MANHASSET, N.Y. With wireless technologies seemingly multiplying faster than microbes in a petri dish, the consumer electronics industry is desperate for a viable approach that will help it meet time-to-market deadlines for the expected launch of wireless delivery of audio and video content to the home by next Christmas. But designers face a kaleidoscope of options-from Wi-Fi and IEEE 802.15.3 to ultrawideband, 802.11n and others-for the wireless distribution mechanism.
In an effort to streamline the decision process, the Consumer Electronics Association (CEA) has initiated a two-phase project that, in its first phase, is developing a comparative listing of all wireless technologies. "These will be based on accumulated data [that has been] pushed as claims but not verified," said Virginia Williams, director of engineering at the Technology and Standards group of the CEA's Home Networking division. "Phase two will be the generation of methods to evaluate the technologies through quantitative measurements, where we will start saying how measurements will be made, so that vendors are comparing apples to apples."
Phase one has already begun, and those results will be presented in late March at the Communications Design Conference (www.commdesignconference.com). Williams didn't know exactly when phase two would begin but said she expects the project to be completed by year's end.
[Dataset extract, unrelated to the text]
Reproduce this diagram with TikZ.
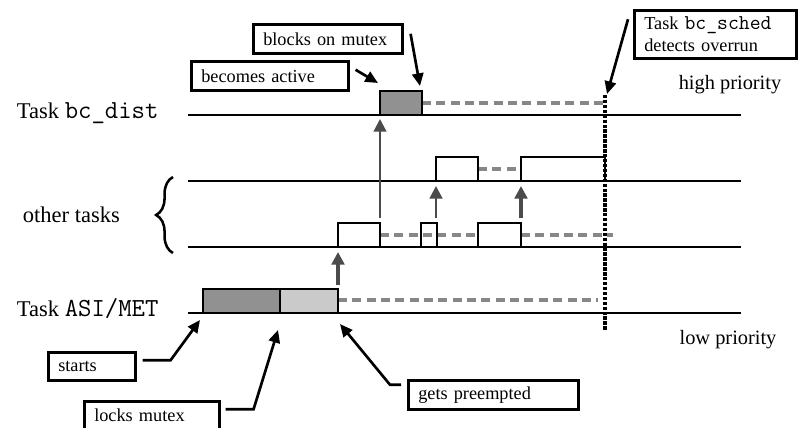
\documentclass[tikz,border=0pt]{standalone}
\usepackage{fontspec}
\setmainfont{Liberation Serif}
\usetikzlibrary{arrows.meta,decorations.pathreplacing}

\definecolor{darkblock}{RGB}{145,145,145}
\definecolor{lightblock}{RGB}{202,202,202}
\definecolor{waitgray}{RGB}{135,135,135}
\definecolor{wakegray}{RGB}{75,75,75}

% monospaced task names, scaled to match the serif text
\newcommand{\bigcode}[1]{{\fontsize{18.5}{20}\selectfont\ttfamily #1}}
\newcommand{\boxcode}[1]{{\fontsize{15}{16}\selectfont\ttfamily #1}}

\tikzset{
  timeline/.style={black, line width=1.5pt},
  pulse/.style={black, line width=1.8pt},
  waiting/.style={waitgray, line width=2.6pt, dash pattern=on 6.4pt off 3.8pt},
  overrun/.style={black, line width=2.2pt, dash pattern=on 2.4pt off 1.1pt},
  callout/.style={draw, line width=1.8pt, anchor=north west, align=left,
    inner xsep=0.25cm, inner ysep=0pt, font=\fontsize{13}{15.5}\selectfont},
  pointer/.style={black, line width=1.9pt, -{Triangle[length=9pt,width=8pt]}},
  wakeup/.style={wakegray, line width=1.6pt, -{Triangle[length=9pt,width=9pt]}},
  tasklabel/.style={anchor=west, font=\fontsize{16}{18}\selectfont},
  prio/.style={font=\fontsize{14.5}{17}\selectfont},
}

\begin{document}
\begin{tikzpicture}[x=0.025cm,y=-0.025cm]
\useasboundingbox (0,0) rectangle (801,427);

% task names
\node[tasklabel] (dist) at (12,113) {Task \bigcode{bc\_dist}};
\node[tasklabel] (others) at (18,215) {other tasks};
\node[tasklabel] (asimet) at (12,309) {Task \bigcode{ASI/MET}};
\draw[line width=1.8pt, decorate, decoration={brace, amplitude=12pt}] (173,253) -- (173,177);

% time lines
\draw[timeline] (188,115) -- (741,115);
\draw[timeline] (188,181) -- (741,181);
\draw[timeline] (188,247) -- (741,247);
\draw[timeline] (188,313) -- (741,313);

% waiting (ready but not running)
\draw[waiting] (338,300) -- (598,300);
\draw[waiting] (380,235) -- (478,235);
\draw[waiting] (521,235) -- (613,235);
\draw[waiting] (478,169) -- (521,169);
\draw[waiting] (422,103) -- (605,103);

% running
\filldraw[pulse, fill=darkblock] (203,313) rectangle (280,289);
\filldraw[pulse, fill=lightblock] (280,313) rectangle (338,289);
\filldraw[pulse, fill=darkblock] (380,115) rectangle (422,91);
\draw[pulse] (338,247) |- (380,223) -- (380,247);
\draw[pulse] (421,247) |- (437,223) -- (437,247);
\draw[pulse] (478,247) |- (521,223) -- (521,247);
\draw[pulse] (436,181) |- (478,157) -- (478,181);
\draw[pulse] (521,181) |- (605,157) -- (605,181);

% overrun instant
\coordinate (ovTop) at (605,95);
\coordinate (ovBot) at (605,331);
\draw[overrun] (ovTop) -- (ovBot);

% preemptions
\coordinate (w1a) at (338,285); \coordinate (w1b) at (338,252);
\coordinate (w2a) at (380,218); \coordinate (w2b) at (380,119);
\coordinate (w3a) at (436,218); \coordinate (w3b) at (436,186);
\coordinate (w4a) at (521,218); \coordinate (w4b) at (521,186);
\draw[wakeup, line width=3pt] (w1a) -- (w1b);
\draw[wakeup] (w2a) -- (w2b);
\draw[wakeup, line width=2pt] (w3a) -- (w3b);
\draw[wakeup, line width=3pt] (w4a) -- (w4b);

% callouts
\node[callout, text width=3.425cm, minimum height=0.725cm] (active) at (190,60) {becomes active};
\node[callout, text width=3.225cm, minimum height=0.725cm] (blocks) at (252,23) {blocks on mutex};
\node[callout, text width=3.55cm, minimum height=1.2cm] (sched) at (633,9)
  {Task \boxcode{bc\_sched}\\detects overrun};
\node[callout, text width=1.675cm, minimum height=0.7cm] (starts) at (47,351) {starts};
\node[callout, text width=2.875cm, minimum height=0.7cm] (locks) at (83,400) {locks mutex};
\node[callout, text width=3.75cm, minimum height=0.725cm] (preempt) at (407,379) {gets preempted};

\node[prio] (high) at (730,85) {high priority};
\node[prio] (low) at (728,340) {low priority};

\coordinate (tActive) at (378,83);
\coordinate (tBlocks) at (420,86);
\coordinate (tSched) at (607,94);
\coordinate (tStarts) at (200,320);
\coordinate (tLocks) at (278,330);
\coordinate (tPreempt) at (340,324);
\draw[pointer] ([shift={(6,-6)}]active.east) -- (tActive);
\draw[pointer] ([shift={(7,-5)}]blocks.east) -- (tBlocks);
\draw[pointer] ([shift={(-5,-15)}]sched.west) -- (tSched);
\draw[pointer] ([shift={(6,-6)}]starts.east) -- ++(28,0) -- (tStarts);
\draw[pointer] ([shift={(5,-6)}]locks.east) -- ++(28,0) -- (tLocks);
\draw[pointer] ([shift={(-6,-10)}]preempt.west) -- ++(-11,0) -- (tPreempt);
\end{tikzpicture}
\end{document}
Companies offering various distribution alternatives are all jockeying for position in a wirelessly networked environment where multiple channels of streaming high-definition TV, delivered at rates of up to 20 Mbits/second, will converge and compete for bandwidth with lower-rate voice telephony, MP3 audio and data access. They will each battle possible interference from such items as cordless phones, Bluetooth devices and microwave ovens, while avoiding mutual interference.
Complicating matters for engineers with a black-and-white mentality is the propensity among the approaches' proponents to continually morph the capabilities and descriptions of their respective technologies to encompass an ever-widening range of applications-a process that blurs the very differentiators consumers rely on to make a choice. The accelerating traction of wired distribution mechanisms such as the HomePlug Powerline Alliance's approach, which will reach 170 Mbits/s, adds to the indecision, as do advances in compression schemes that are rapidly reducing bandwidth and performance requirements.
Factor in obfuscation and wireless vendors' oft-exaggerated claims of performance, cost, interoperability and predicted availability, and synaptic paralysis looms for designers. Hence the need for standard evaluation methods of the type in the works at the CEA.
Bird in hand
Ever-present time-to-market pressures make currently available IEEE 802.11 options attractive. Of the three defined physical layers (PHYs), only 802.11g and .11a are serious contenders, because of their support for 54-Mbit/s data rates, compared with .11b's 11 Mbits/s. The .11g variant operates in the 2.45-GHz band and so may have greater range than .11a for a given output power and data rate. But .11a's 5-GHz band is cleaner and has 24 available 20-MHz channels, for a 480-MHz total, while .11g has only three 20-MHz channels.